We sample a random point $r$ and use the barycentric formular to evaluat $g(X)$ and $h(X)$ at $r$. If $g(r)=h(r)$ then with large probability $g(X)=h(X)$ (Schwartz-Zippel Lemma). In order to compute this we use the barycentric formula for $g(r)$ and $h(r)$:
$$B(X) = X^\frac{n}{2} - 1$$
$$
B'(X) = \frac{n}{2} X^{\frac{n}{2} - 1}
$$
$$
g(r) = B(r)\sum_{\substack{i=0 \\ i \text{ even}} }^{n-1} \frac{f_i}{B'(\omega^i)} \frac{1}{r-\omega^i}
= \frac{2}{n} \sum_{\substack{i=0 \\ i \text{ even}} }^{n-1} \frac{f_i}{\omega^{i(\frac{n}{2} - 1)}} \frac{r^\frac{n}{2} - 1}{r-\omega^i}
$$
$$C(X) = X^\frac{n}{2} + 1$$
$$
C'(X) = \frac{n}{2} X^{\frac{n}{2} - 1} = B'(X)
$$
$$
h(r) = C(r)\sum_{\substack{i=0 \\ i \text{ odd}} }^{n-1} \frac{f_i}{C'(\omega^i)} \frac{1}{r-\omega^i}
= \frac{2}{n} \sum_{\substack{i=0 \\ i \text{ odd}} }^{n-1} \frac{f_i}{\omega^{i(\frac{n}{2} - 1)}} \frac{r^\frac{n}{2} + 1}{r-\omega^i}
$$
So to check that $f(X)$ is of low degree verify that
$$
g(r) - h(r) = \frac{2}{n} \sum_{\substack{i=0} }^{n-1} \frac{f_i}{\omega^{i(\frac{n}{2} - 1)}} \frac{(-1)^i r^\frac{n}{2} - 1}{r-\omega^i} = 0
$$
## Proof of correctness
By contradiction. Assume that there does not exist a polynomial of degree $n-1$ or less that interpolates all $f_i$.

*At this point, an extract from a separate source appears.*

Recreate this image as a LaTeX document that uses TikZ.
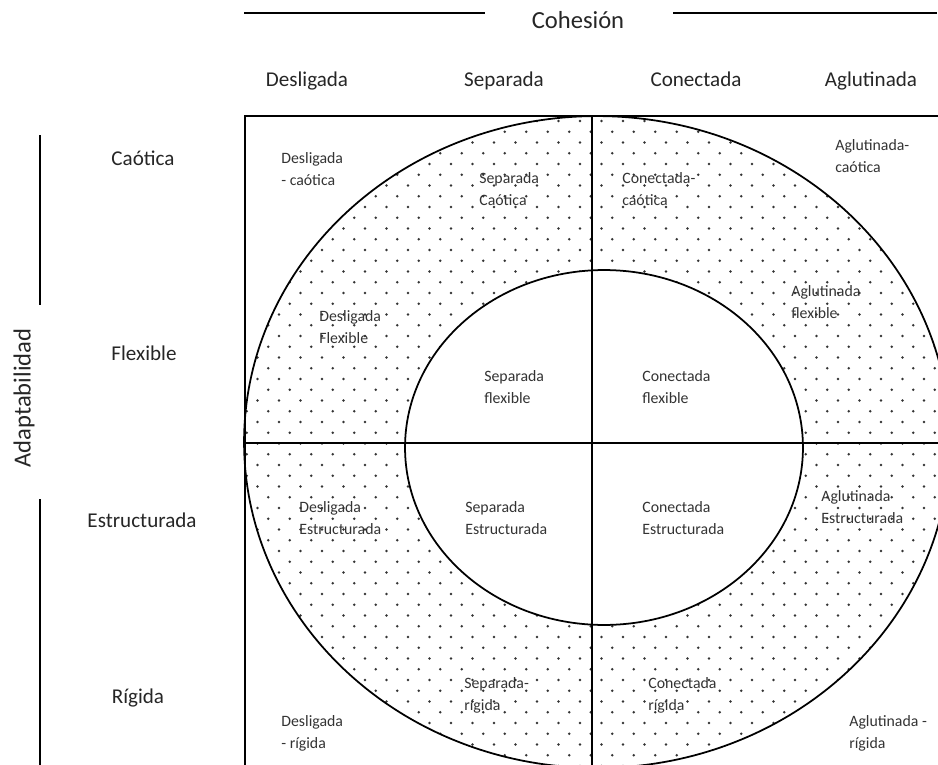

$g(X)$ and $h(X)$ are both of degree at most $n-1$; if $g(X)=h(X)$ then they would both interpolate all the points, which thus cannot be true. Thus $g(X)\not=h(X)$.
This means that $p(X)=g(X)-h(X)$ is a polynomial of degree at most $n-1$ and not identical to $0$; accordingly it has at most $n-1$ zeros in $\mathbb F_p$. The probability that $p(r)=0$ for a random $r$ is thus $\leq \frac{n-1}{p}$ and thus negligible.
## Generalisation to any degree
More generally, how can we check that $n$ points are on a polynomial of degree $d$, where $d$ is not necessarily $\frac{n}{2} - 1$?
We can still do this by applying the barycentric formular to (1) and $d+1$ points and (2) all $n$ points.
$$B(X) = \prod_{i=0}^{d} (X-\omega^i)$$
$$
B'(X) = \sum_{j=0}^{d} \prod_{i \not= j}(X-\omega^i)
$$
$$
g(r) = B(r)\sum_{i=0}^d\frac{f_i}{B'(\omega^i)}\frac{1}{r-\omega^i}
$$
$$C(X) = X^n - 1$$
$$
C'(X) = n X^{n - 1}
$$
$$
h(r) = C(r)\sum_{i=0}^{n-1} \frac{f_i}{C'(\omega^i)} \frac{1}{r-\omega^i}
= \frac{1}{n} \sum_{i=0}^{n-1} \frac{f_i}{\omega^{i(n - 1)}} \frac{r^n - 1}{r-\omega^i}
$$
$$
g(r) - h(r) =\sum_{i=0}^d \frac{f_i}{r-\omega^i}\left(\frac{B(r)}{B'(\omega^i)} - \frac{r^n - 1}{n\omega^{i(n - 1)}} \right) - \sum_{i=d}^{n-1} \frac{f_i}{r-\omega^i}\frac{r^n - 1}{n\omega^{i(n - 1)}}
$$
The main downside of this formular is that computing the $B'(\omega^i)$ takes quadratic time and this is not a linear algorithm anymore. However when $d$ and $n$ are known beforehand this can be precomputed.